The Supreme Court, while hearing a case, has said that prior knowledge of both theoretical and practical senior secondary level biology is essential for admission to the MBBS course, reported Live Law.
As per the report, a bench of Justices L Nageswara Rao and S Ravindra Bhat observed that mere equivalence in qualification is not the requirement. The apex court further said that the Medical Council of India regulation requires equivalence in "standard and scope" in an examination, in which the candidate is tested, in physics, chemistry, and biology including practical testing in these subjects, along with English.
The Kaloji Narayana Rao University of Health Sciences had refused to grant admission to a candidate saying that there was no proof that the candidate had studied biological sciences in the qualifying examination. The candidate had then filed a plea in the Telangana High Court. After taking note of the equivalence certificate issued by the Telangana State Board of Intermediate Education, the Telangana HC had said that refusing admission is illegal.
According to the report by Live Law, the university then approached the Supreme Court, contending that Regulation 4(2) of the Medical Council of India Regulations on Graduate Medical Education states that not only on the equivalence of the qualification with respect to 10+2, but the student should also have passed Std 11 and 12 in those subjects, as well as passed 10+2 with English as a subject.

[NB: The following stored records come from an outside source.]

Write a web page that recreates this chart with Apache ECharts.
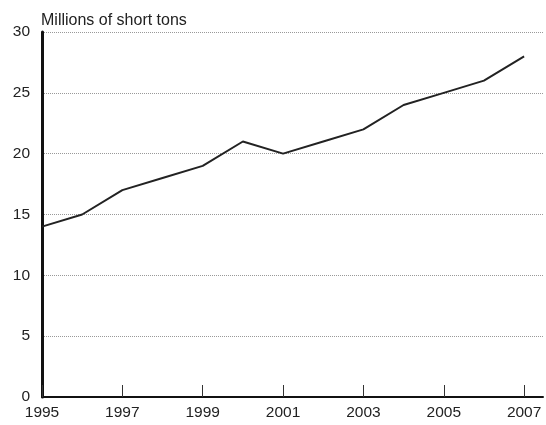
<!DOCTYPE html>
<html><head><meta charset="utf-8">
<script src="https://cdn.jsdelivr.net/npm/echarts@6/dist/echarts.min.js"></script>
<style>html,body{margin:0;padding:0;background:#fff}#c{width:546px;height:425px}</style>
</head><body><div id="c"></div>
<script>
const years = [1995,1996,1997,1998,1999,2000,2001,2002,2003,2004,2005,2006,2007];
const values = [14,15,17,18,19,21,20,21,22,24,25,26,28];
const xTickYears = [1995,1997,1999,2001,2003,2005,2007];
const yUnit = 'Millions of short tons';

const chart = echarts.init(document.getElementById('c'), null, {renderer:'canvas'});
const font = 'Liberation Sans, Arial, Helvetica, sans-serif';
chart.setOption({
  animation:false,
  grid:{left:42, right:3, top:32, bottom:28, containLabel:false},
  title:{text:yUnit, left:36, top:8, textStyle:{fontFamily:font, fontSize:16, fontWeight:'normal', color:'#222'}},
  xAxis:{
    type:'value', min:1995, max:2007.47,
    axisLine:{show:true, lineStyle:{color:'#111', width:2}},
    axisTick:{show:true, inside:true, length:12, customValues:xTickYears, lineStyle:{color:'#333', width:1}},
    axisLabel:{customValues:xTickYears, fontFamily:font, fontSize:15.5, color:'#222', margin:8, formatter:v=>String(v)},
    splitLine:{show:false}
  },
  yAxis:{
    type:'value', min:0, max:30, interval:5,
    axisLine:{show:true, lineStyle:{color:'#111', width:3}},
    axisTick:{show:false},
    axisLabel:{fontFamily:font, fontSize:15.5, color:'#222', margin:12},
    splitLine:{show:true, lineStyle:{color:'#999', type:[1,1], width:1}}
  },
  series:[{
    type:'line', data:years.map((y,i)=>[y, values[i]]),
    symbol:'none', lineStyle:{color:'#222', width:2}
  }]
});
</script></body></html>
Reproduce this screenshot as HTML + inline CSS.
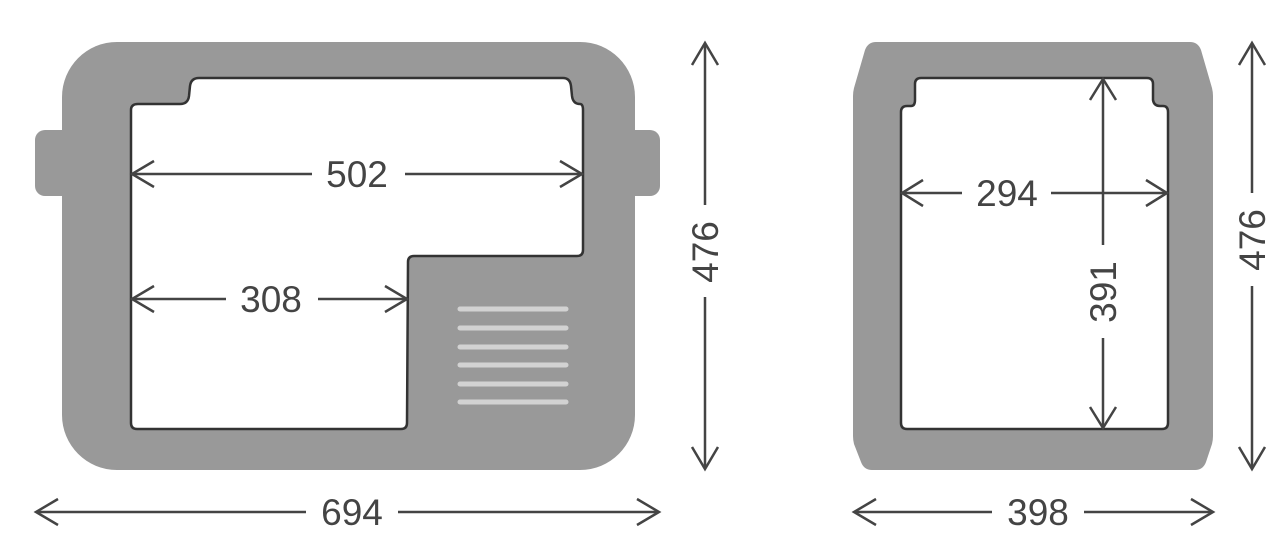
<!DOCTYPE html>
<html><head><meta charset="utf-8"><style>
html,body{margin:0;padding:0;background:#fff;}
svg{display:block}
text{font-family:"Liberation Sans",sans-serif;font-size:37px;fill:#444;}
</style></head><body>
<svg width="1280" height="540" viewBox="0 0 1280 540">
<g fill="#999">
<rect x="35" y="130" width="50" height="66" rx="10"/>
<rect x="610" y="130" width="50" height="66" rx="10"/>
<rect x="62" y="42" width="573" height="428" rx="55"/>
<path d="M876,42 L1190,42 Q1198,42 1201,50 L1212,88 Q1213,92 1213,96 L1213,436 Q1213,440 1212,444 L1206,462 Q1203,470 1195,470 L872,470 Q864,470 861,462 L854,444 Q853,440 853,436 L853,96 Q853,92 854,88 L865,50 Q868,42 876,42 Z"/>
</g>
<g fill="#fff" stroke="#333" stroke-width="2.5" stroke-linejoin="round">
<path d="M138,104 L180,104 Q188,104 189,96 L190,86 Q191,78 199,78 L563,78 Q570,78 571,86 L572,96 Q573,104 580,104 Q583,104 583,110 L583,250 Q583,256 577,256 L414,256 Q408,256 408,262 L407,423 Q407,429 401,429 L137,429 Q131,429 131,423 L131,110 Q131,104 138,104 Z"/>
<path d="M907,106 L911,106 Q915,106 915,100 L915,84 Q915,78 921,78 L1147,78 Q1153,78 1153,84 L1153,100 Q1154,106 1160,106 L1163,106 Q1168,106 1168,112 L1168,423 Q1168,429 1162,429 L907,429 Q901,429 901,423 L901,112 Q901,106 907,106 Z"/>
</g>
<g stroke="#d2d2d2" stroke-width="5" stroke-linecap="round">
<line x1="460" y1="309" x2="566" y2="309"/><line x1="460" y1="328" x2="566" y2="328"/>
<line x1="460" y1="347" x2="566" y2="347"/><line x1="460" y1="365" x2="566" y2="365"/>
<line x1="460" y1="384" x2="566" y2="384"/><line x1="460" y1="402" x2="566" y2="402"/>
</g>
<g stroke="#444" stroke-width="2.5" fill="none">
<line x1="132" y1="174" x2="312" y2="174"/><line x1="405" y1="174" x2="582" y2="174"/>
<path d="M154,161 L132,174 L154,187 M560,161 L582,174 L560,187"/>
<line x1="132" y1="299" x2="226" y2="299"/><line x1="318" y1="299" x2="407" y2="299"/>
<path d="M154,286 L132,299 L154,312 M385,286 L407,299 L385,312"/>
<line x1="36" y1="512" x2="306" y2="512"/><line x1="398" y1="512" x2="659" y2="512"/>
<path d="M58,499 L36,512 L58,525 M637,499 L659,512 L637,525"/>
<line x1="705" y1="43" x2="705" y2="205"/><line x1="705" y1="297" x2="705" y2="469"/>
<path d="M692,65 L705,43 L718,65 M692,447 L705,469 L718,447"/>
<line x1="902" y1="193" x2="962" y2="193"/><line x1="1051" y1="193" x2="1167" y2="193"/>
<path d="M923,180 L902,193 L923,206 M1146,180 L1167,193 L1146,206"/>
<line x1="1103" y1="79" x2="1103" y2="245"/><line x1="1103" y1="338" x2="1103" y2="428"/>
<path d="M1090,100 L1103,79 L1116,100 M1090,407 L1103,428 L1116,407"/>
<line x1="1252" y1="43" x2="1252" y2="193"/><line x1="1252" y1="286" x2="1252" y2="469"/>
<path d="M1239,65 L1252,43 L1265,65 M1239,447 L1252,469 L1265,447"/>
<line x1="854" y1="512" x2="992" y2="512"/><line x1="1084" y1="512" x2="1213" y2="512"/>
<path d="M876,499 L854,512 L876,525 M1191,499 L1213,512 L1191,525"/>
</g>
<text x="357" y="187" text-anchor="middle">502</text>
<text x="271" y="312" text-anchor="middle">308</text>
<text x="352" y="525" text-anchor="middle">694</text>
<text x="1007" y="206" text-anchor="middle">294</text>
<text x="1038" y="525" text-anchor="middle">398</text>
<text transform="translate(718,252) rotate(-90)" text-anchor="middle">476</text>
<text transform="translate(1116,292) rotate(-90)" text-anchor="middle">391</text>
<text transform="translate(1265,240) rotate(-90)" text-anchor="middle">476</text>
</svg>
</body></html>
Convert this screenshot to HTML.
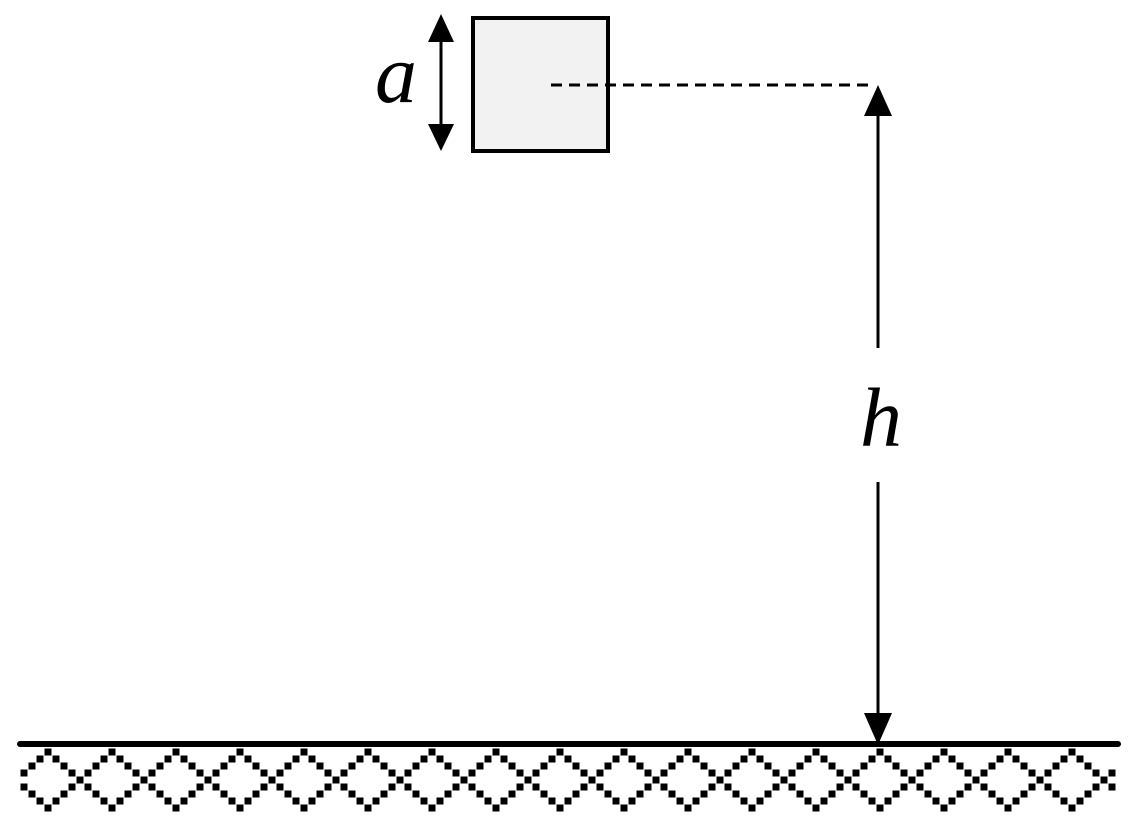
<!DOCTYPE html>
<html><head><style>body{margin:0;background:#fff}svg{display:block}text{font-family:"Liberation Serif","Times New Roman",serif;font-style:italic}</style></head><body>
<svg id="s" width="1135" height="826" xmlns="http://www.w3.org/2000/svg">
<rect x="473" y="18" width="135" height="133" fill="#f2f2f2" stroke="#000" stroke-width="4"/>
<line x1="441" y1="38" x2="441" y2="128" stroke="#000" stroke-width="3"/>
<polygon points="441,14 428,42 454,42" fill="#000"/>
<polygon points="441,151 428,124 454,124" fill="#000"/>
<text x="375" y="102" font-size="84">a</text>
<line x1="551" y1="85" x2="870" y2="85" stroke="#000" stroke-width="3" stroke-dasharray="11,7"/>
<polygon points="878,85 864,116 892,116" fill="#000"/>
<line x1="878" y1="110" x2="878" y2="348" stroke="#000" stroke-width="3"/>
<line x1="878" y1="482" x2="878" y2="718" stroke="#000" stroke-width="3"/>
<polygon points="878,745 864,713 892,713" fill="#000"/>
<text x="860" y="446" font-size="84">h</text>
<line x1="20" y1="744" x2="1118" y2="744" stroke="#000" stroke-width="6" stroke-linecap="round"/>
<g id="g"></g>
</svg>
<script>
var g=document.getElementById('g'),h='';
for(var cx=48;cx<1150;cx+=64){
 for(var i=0;i<=4;i++){
  var dx=i*8, dy=i*7;
  var pts=[[cx-dx,752+dy],[cx+dx,752+dy],[cx-dx,808-dy],[cx+dx,808-dy]];
  pts.forEach(function(p){ if(p[0]>20&&p[0]<1116) h+='<rect x="'+(p[0]-3.5)+'" y="'+(p[1]-3.5)+'" width="7" height="7" fill="#000"/>';});
 }
}
g.innerHTML=h;
</script>
</body></html>
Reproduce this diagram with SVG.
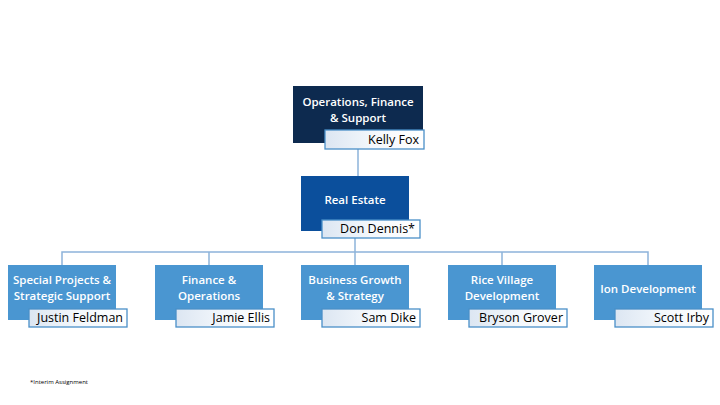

The apex court set aside the Telangana HC's judgement and said that the candidate must produce clear and categorical material to show that the candidate underwent necessary years of study in all the required subjects.
Meanwhile, the Supreme Court on Tuesday came to the rescue of 11 first-year students of MBBS, who were barred from taking examination on account of shortage in attendance. The SC directed AIIMS, Gorakhpur to conduct a separate test for them without insisting on "minimum attendance" for the academic session 2019–20.
The AIIMS, Gorakhpur students had been barred from taking the annual examination as they could not fulfil the criteria of minimum attendance in classes, which were held online during the lockdown imposed to contain the spread of COVID-19.
The same bench of Justices L Nageswara Rao and S Ravindra Bhat took into consideration the problems faced by the students due to the pandemic, and asked the management of AIIMS to hold "the test without insisting on minimum attendance."
"They shall be permitted to next year in case they clear the test," the bench said, adding that the order will not be considered as a precedent.
The plea had been filed by student Shashank Shekhar through lawyer Mathews Nedumpara; later, other similarly situated students had joined.
"The Petitioner on the declaration of lockdown had to leave the college and return to his home in Bihar like other students in the last week of March 2020, since physical lectures were called off due to lockdown," the plea had stated.